_Task prompt_
Could the lines from the start of the data through the line with "const STEP_B = 0.2;" be set down exactly, with no pictures among them?

_Information shown_
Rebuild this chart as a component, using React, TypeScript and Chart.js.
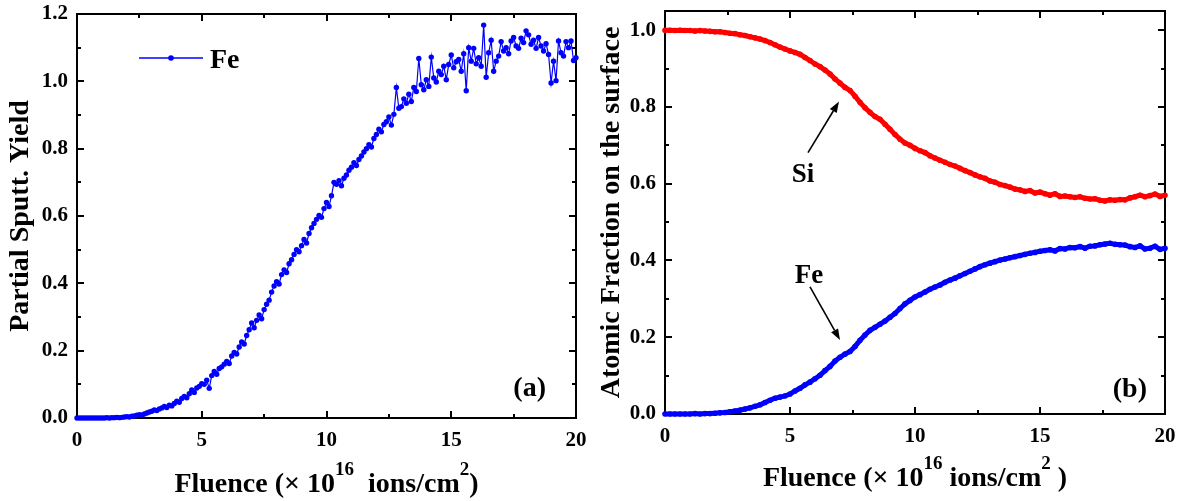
import React, { useEffect, useRef } from "react";
import { Chart, registerables } from "chart.js";

Chart.register(...registerables);

const FONT = "'Liberation Serif', 'Times New Roman', serif";

// ---- data ----
const FLUENCE_MAJOR = [0, 5, 10, 15, 20];
const FLUENCE_MINOR = [2.5, 7.5, 12.5, 17.5];
const STEP_A = 0.1; // fluence spacing of panel (a) samples
const STEP_B = 0.2; // fluence spacing of panel (b) samples

// Panel (a): partial sputtering yield of Fe
const FE_YIELD = [
  0.000, 0.000, 0.000, 0.000, 0.000, 0.000, 0.000, 0.000, 0.000, 0.000,
  0.000, 0.000, 0.001, 0.000, 0.001, 0.001, 0.002, 0.001, 0.002, 0.003,
  0.004, 0.003, 0.005, 0.006, 0.008, 0.010, 0.009, 0.012, 0.015, 0.018,
  0.020, 0.024, 0.022, 0.027, 0.030, 0.034, 0.031, 0.038, 0.036, 0.043,
  0.050, 0.047, 0.058, 0.064, 0.060, 0.072, 0.083, 0.076, 0.089, 0.094,
  0.102, 0.100, 0.112, 0.088, 0.126, 0.138, 0.130, 0.147, 0.152, 0.160,
  0.168, 0.162, 0.184, 0.195, 0.190, 0.211, 0.226, 0.220, 0.245, 0.262,
  0.282, 0.268, 0.290, 0.306, 0.295, 0.322, 0.338, 0.350, 0.374, 0.392,
  0.405, 0.398, 0.426, 0.440, 0.432, 0.458, 0.470, 0.486, 0.500, 0.494,
  0.512, 0.530, 0.520, 0.548, 0.565, 0.578, 0.590, 0.602, 0.596, 0.622,
  0.640, 0.628, 0.660, 0.700, 0.694, 0.705, 0.690, 0.712, 0.722, 0.736,
  0.745, 0.758, 0.750, 0.768, 0.778, 0.790, 0.800, 0.812, 0.805, 0.830,
  0.842, 0.858, 0.850, 0.872, 0.880, 0.894, 0.870, 0.902, 0.982, 0.920,
  0.925, 0.948, 0.935, 0.962, 0.940, 0.982, 0.970, 1.068, 0.990, 0.975,
  1.005, 0.985, 1.072, 1.010, 0.998, 1.030, 1.020, 1.045, 1.005, 1.050,
  1.078, 1.040, 1.058, 1.065, 1.030, 1.082, 0.972, 1.100, 1.060, 1.098,
  1.052, 1.070, 1.045, 1.167, 1.012, 1.085, 1.122, 1.030, 1.060, 1.075,
  1.118, 1.090, 1.100, 1.082, 1.120, 1.130, 1.105, 1.098, 1.128, 1.115,
  1.150, 1.138, 1.110, 1.122, 1.098, 1.130, 1.105, 1.090, 1.112, 1.080,
  0.995, 1.060, 1.002, 1.120, 1.085, 1.075, 1.118, 1.100, 1.120, 1.062,
  1.070,
];

// Panel (b): atomic fraction on the surface
const SI_FRACTION = [
  1.000, 1.000, 0.999, 1.000, 0.999, 0.999, 0.998, 0.999, 0.998, 0.997,
  0.996, 0.996, 0.994, 0.992, 0.991, 0.988, 0.986, 0.983, 0.980, 0.977,
  0.973, 0.968, 0.962, 0.956, 0.951, 0.946, 0.942, 0.937, 0.929, 0.921,
  0.912, 0.905, 0.896, 0.886, 0.873, 0.862, 0.851, 0.843, 0.828, 0.812,
  0.798, 0.786, 0.775, 0.768, 0.755, 0.742, 0.728, 0.716, 0.706, 0.700,
  0.692, 0.686, 0.681, 0.673, 0.667, 0.661, 0.656, 0.650, 0.646, 0.640,
  0.634, 0.629, 0.623, 0.618, 0.614, 0.607, 0.604, 0.598, 0.595, 0.591,
  0.586, 0.584, 0.580, 0.582, 0.576, 0.578, 0.574, 0.570, 0.574, 0.567,
  0.568, 0.566, 0.564, 0.566, 0.562, 0.560, 0.561, 0.557, 0.555, 0.558,
  0.557, 0.559, 0.558, 0.563, 0.566, 0.570, 0.566, 0.569, 0.573, 0.567,
  0.570,
];

const FE_FRACTION = [
  0.000, 0.000, 0.000, 0.000, 0.000, 0.000, 0.001, 0.000, 0.001, 0.001,
  0.002, 0.003, 0.004, 0.006, 0.008, 0.010, 0.013, 0.016, 0.020, 0.024,
  0.030, 0.036, 0.041, 0.044, 0.047, 0.052, 0.060, 0.067, 0.076, 0.083,
  0.092, 0.101, 0.113, 0.124, 0.138, 0.148, 0.156, 0.163, 0.176, 0.192,
  0.206, 0.218, 0.226, 0.234, 0.242, 0.252, 0.262, 0.275, 0.287, 0.296,
  0.305, 0.311, 0.318, 0.325, 0.331, 0.336, 0.343, 0.349, 0.354, 0.360,
  0.366, 0.372, 0.378, 0.384, 0.389, 0.393, 0.397, 0.401, 0.404, 0.407,
  0.410, 0.413, 0.416, 0.419, 0.421, 0.424, 0.426, 0.428, 0.425, 0.431,
  0.430, 0.434, 0.433, 0.436, 0.432, 0.437, 0.438, 0.441, 0.443, 0.445,
  0.442, 0.441, 0.440, 0.436, 0.434, 0.438, 0.430, 0.432, 0.437, 0.429,
  0.432,
];

const Y_A_MAJOR = [0, 0.2, 0.4, 0.6, 0.8, 1.0, 1.2];
const Y_A_MINOR = [0.1, 0.3, 0.5, 0.7, 0.9, 1.1];
const Y_B_MAJOR = [0, 0.2, 0.4, 0.6, 0.8, 1.0];
const Y_B_MINOR = [0.1, 0.3, 0.5, 0.7, 0.9];

// annotations in panel (b): [label, textX, textY, tailX, tailY, tipX, tipY]
const ANNOTATIONS: [string, number, number, number, number, number, number][] = [
  ["Si", 5.52, 0.605, 5.72, 0.681, 6.96, 0.814],
  ["Fe", 5.76, 0.342, 5.8, 0.331, 7.0, 0.193],
];

const toPoints = (vals: number[], step: number) =>
  vals.map((y, i) => ({ x: +(i * step).toFixed(3), y }));

type Piece = { t: string; sup?: boolean };

function makeDecor(cfg: {
  yMajor: number[];
  yMinor: number[];
  xTitle: Piece[];
  xTitleDy: number;
  panel: string;
  panelDx: number;
  panelDy: number;
  legend?: boolean;
  annotations?: boolean;
}) {
  return {
    id: "decor",
    beforeDatasetsDraw(chart: any) {
      const { ctx, chartArea: a, scales } = chart;
      const xs = scales.x;
      const ys = scales.y;
      ctx.save();
      ctx.strokeStyle = "#000";
      ctx.lineWidth = 2;
      ctx.strokeRect(a.left, a.top, a.right - a.left, a.bottom - a.top);
      const seg = (x1: number, y1: number, x2: number, y2: number) => {
        ctx.beginPath();
        ctx.moveTo(x1, y1);
        ctx.lineTo(x2, y2);
        ctx.stroke();
      };
      const xt = (vals: number[], len: number) => {
        for (const v of vals) {
          const p = Math.round(xs.getPixelForValue(v));
          seg(p, a.bottom, p, a.bottom - len);
          seg(p, a.top, p, a.top + len);
        }
      };
      const yt = (vals: number[], len: number) => {
        for (const v of vals) {
          const p = Math.round(ys.getPixelForValue(v));
          seg(a.left, p, a.left + len, p);
          seg(a.right, p, a.right - len, p);
        }
      };
      xt(FLUENCE_MAJOR, 7);
      xt(FLUENCE_MINOR, 4);
      yt(cfg.yMajor, 7);
      yt(cfg.yMinor, 4);
      ctx.restore();
    },
    afterDraw(chart: any) {
      const { ctx, chartArea: a, scales } = chart;
      const xs = scales.x;
      const ys = scales.y;
      ctx.save();
      ctx.fillStyle = "#000";
      ctx.textAlign = "left";
      ctx.textBaseline = "alphabetic";
      // x-axis title with superscripts
      const main = `bold 28px ${FONT}`;
      const sup = `bold 19px ${FONT}`;
      let total = 0;
      for (const p of cfg.xTitle) {
        ctx.font = p.sup ? sup : main;
        total += ctx.measureText(p.t).width;
      }
      let x = (a.left + a.right) / 2 - total / 2;
      const base = a.bottom + cfg.xTitleDy;
      for (const p of cfg.xTitle) {
        ctx.font = p.sup ? sup : main;
        ctx.fillText(p.t, x, p.sup ? base - 17 : base);
        x += ctx.measureText(p.t).width;
      }
      // panel label
      ctx.font = `bold 28px ${FONT}`;
      ctx.textAlign = "right";
      ctx.fillText(cfg.panel, a.right - cfg.panelDx, a.bottom - cfg.panelDy);
      // legend
      if (cfg.legend) {
        const ds = chart.data.datasets[0];
        const ly = a.top + 44;
        ctx.strokeStyle = ds.borderColor;
        ctx.lineWidth = 1.5;
        ctx.beginPath();
        ctx.moveTo(a.left + 62, ly);
        ctx.lineTo(a.left + 126, ly);
        ctx.stroke();
        ctx.fillStyle = ds.backgroundColor;
        ctx.beginPath();
        ctx.arc(a.left + 94, ly, 2.8, 0, Math.PI * 2);
        ctx.fill();
        ctx.fillStyle = "#000";
        ctx.textAlign = "left";
        ctx.font = `bold 28px ${FONT}`;
        ctx.fillText(ds.label, a.left + 133, a.top + 54);
      }
      if (cfg.annotations) {
        for (const [label, tx, ty, x1, y1, x2, y2] of ANNOTATIONS) {
          ctx.font = `bold 27px ${FONT}`;
          ctx.textAlign = "center";
          ctx.fillStyle = "#000";
          ctx.fillText(label, xs.getPixelForValue(tx), ys.getPixelForValue(ty));
          const px1 = xs.getPixelForValue(x1);
          const py1 = ys.getPixelForValue(y1);
          const px2 = xs.getPixelForValue(x2);
          const py2 = ys.getPixelForValue(y2);
          const ang = Math.atan2(py2 - py1, px2 - px1);
          const hl = 11;
          const hw = 4;
          const bx = px2 - hl * Math.cos(ang);
          const by = py2 - hl * Math.sin(ang);
          ctx.strokeStyle = "#000";
          ctx.lineWidth = 1.6;
          ctx.beginPath();
          ctx.moveTo(px1, py1);
          ctx.lineTo(bx, by);
          ctx.stroke();
          ctx.beginPath();
          ctx.moveTo(px2, py2);
          ctx.lineTo(bx + hw * Math.sin(ang), by - hw * Math.cos(ang));
          ctx.lineTo(bx - hw * Math.sin(ang), by + hw * Math.cos(ang));
          ctx.closePath();
          ctx.fill();
        }
      }
      ctx.restore();
    },
  };
}

function axes(yMax: number, yTitle: string, yWidth: number, xHeight: number, titlePad: number) {
  const tickFont = { family: FONT, size: 21, weight: "bold" as const };
  return {
    x: {
      type: "linear" as const,
      min: 0,
      max: 20,
      grid: { display: false, drawTicks: false },
      border: { display: false },
      ticks: {
        stepSize: 5,
        padding: 10,
        color: "#000",
        font: tickFont,
        maxRotation: 0,
        includeBounds: false,
      },
      afterFit: (s: any) => {
        s.height = xHeight;
        s.paddingLeft = 0;
        s.paddingRight = 0;
      },
    },
    y: {
      type: "linear" as const,
      min: 0,
      max: yMax,
      grid: { display: false, drawTicks: false },
      border: { display: false },
      ticks: {
        stepSize: 0.2,
        padding: 9,
        color: "#000",
        font: tickFont,
        includeBounds: false,
        callback: (v: any) => Number(v).toFixed(1),
      },
      title: {
        display: true,
        text: yTitle,
        color: "#000",
        font: { family: FONT, size: 28, weight: "bold" as const },
        padding: { top: titlePad, bottom: 0 },
      },
      afterFit: (s: any) => {
        s.width = yWidth;
        s.paddingTop = 0;
        s.paddingBottom = 0;
      },
    },
  };
}

function PanelA() {
  const ref = useRef<HTMLCanvasElement>(null);
  useEffect(() => {
    const chart = new Chart(ref.current!, {
      type: "line",
      data: {
        datasets: [
          {
            label: "Fe",
            data: toPoints(FE_YIELD, STEP_A),
            borderColor: "#0000ff",
            backgroundColor: "#0000ff",
            borderWidth: 1.2,
            pointRadius: 2.7,
            pointBorderWidth: 0,
            pointBackgroundColor: "#0000ff",
            tension: 0,
            clip: false as any,
          },
        ],
      },
      options: {
        responsive: false,
        animation: false,
        layout: { padding: { left: 0, top: 14, right: 14, bottom: 0 } },
        plugins: { legend: { display: false }, tooltip: { enabled: false } },
        scales: axes(1.2, "Partial Sputt. Yield", 77, 83, 4) as any,
      },
      plugins: [
        makeDecor({
          yMajor: Y_A_MAJOR,
          yMinor: Y_A_MINOR,
          xTitle: [
            { t: "Fluence (× 10" },
            { t: "16", sup: true },
            { t: "  ions/cm" },
            { t: "2", sup: true },
            { t: ")" },
          ],
          xTitleDy: 74,
          panel: "(a)",
          panelDx: 30,
          panelDy: 22,
          legend: true,
        }),
      ],
    });
    return () => chart.destroy();
  }, []);
  return <canvas ref={ref} width={590} height={501} style={{ display: "block" }} />;
}

function PanelB() {
  const ref = useRef<HTMLCanvasElement>(null);
  useEffect(() => {
    const chart = new Chart(ref.current!, {
      type: "line",
      data: {
        datasets: [
          {
            label: "Si",
            data: toPoints(SI_FRACTION, STEP_B),
            borderColor: "#ff0000",
            backgroundColor: "#ff0000",
            borderWidth: 5,
            pointRadius: 2.8,
            pointBorderWidth: 0,
            pointBackgroundColor: "#ff0000",
            tension: 0,
            clip: false as any,
          },
          {
            label: "Fe",
            data: toPoints(FE_FRACTION, STEP_B),
            borderColor: "#0000ff",
            backgroundColor: "#0000ff",
            borderWidth: 5,
            pointRadius: 2.8,
            pointBorderWidth: 0,
            pointBackgroundColor: "#0000ff",
            tension: 0,
            clip: false as any,
          },
        ],
      },
      options: {
        responsive: false,
        animation: false,
        layout: { padding: { left: 0, top: 11, right: 18, bottom: 0 } },
        plugins: { legend: { display: false }, tooltip: { enabled: false } },
        scales: axes(1.05, "Atomic Fraction on the surface", 75, 87, 5) as any,
      },
      plugins: [
        makeDecor({
          yMajor: Y_B_MAJOR,
          yMinor: Y_B_MINOR,
          xTitle: [
            { t: "Fluence (× 10" },
            { t: "16", sup: true },
            { t: " ions/cm" },
            { t: "2", sup: true },
            { t: " )" },
          ],
          xTitleDy: 72,
          panel: "(b)",
          panelDx: 18,
          panelDy: 17,
          annotations: true,
        }),
      ],
    });
    return () => chart.destroy();
  }, []);
  return <canvas ref={ref} width={593} height={501} style={{ display: "block" }} />;
}

export default function App() {
  return (
    <div
      style={{
        position: "absolute",
        left: 0,
        top: 0,
        width: 1183,
        height: 501,
        background: "#fff",
        overflow: "hidden",
      }}
    >
      <div style={{ position: "absolute", left: 0, top: 0 }}>
        <PanelA />
      </div>
      <div style={{ position: "absolute", left: 590, top: 0 }}>
        <PanelB />
      </div>
    </div>
  );
}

_Response below_
Rebuild this chart as a component, using React, TypeScript and Chart.js.
import React, { useEffect, useRef } from "react";
import { Chart, registerables } from "chart.js";

Chart.register(...registerables);

const FONT = "'Liberation Serif', 'Times New Roman', serif";

// ---- data ----
const FLUENCE_MAJOR = [0, 5, 10, 15, 20];
const FLUENCE_MINOR = [2.5, 7.5, 12.5, 17.5];
const STEP_A = 0.1; // fluence spacing of panel (a) samples
const STEP_B = 0.2; // fluence spacing of panel (b) samples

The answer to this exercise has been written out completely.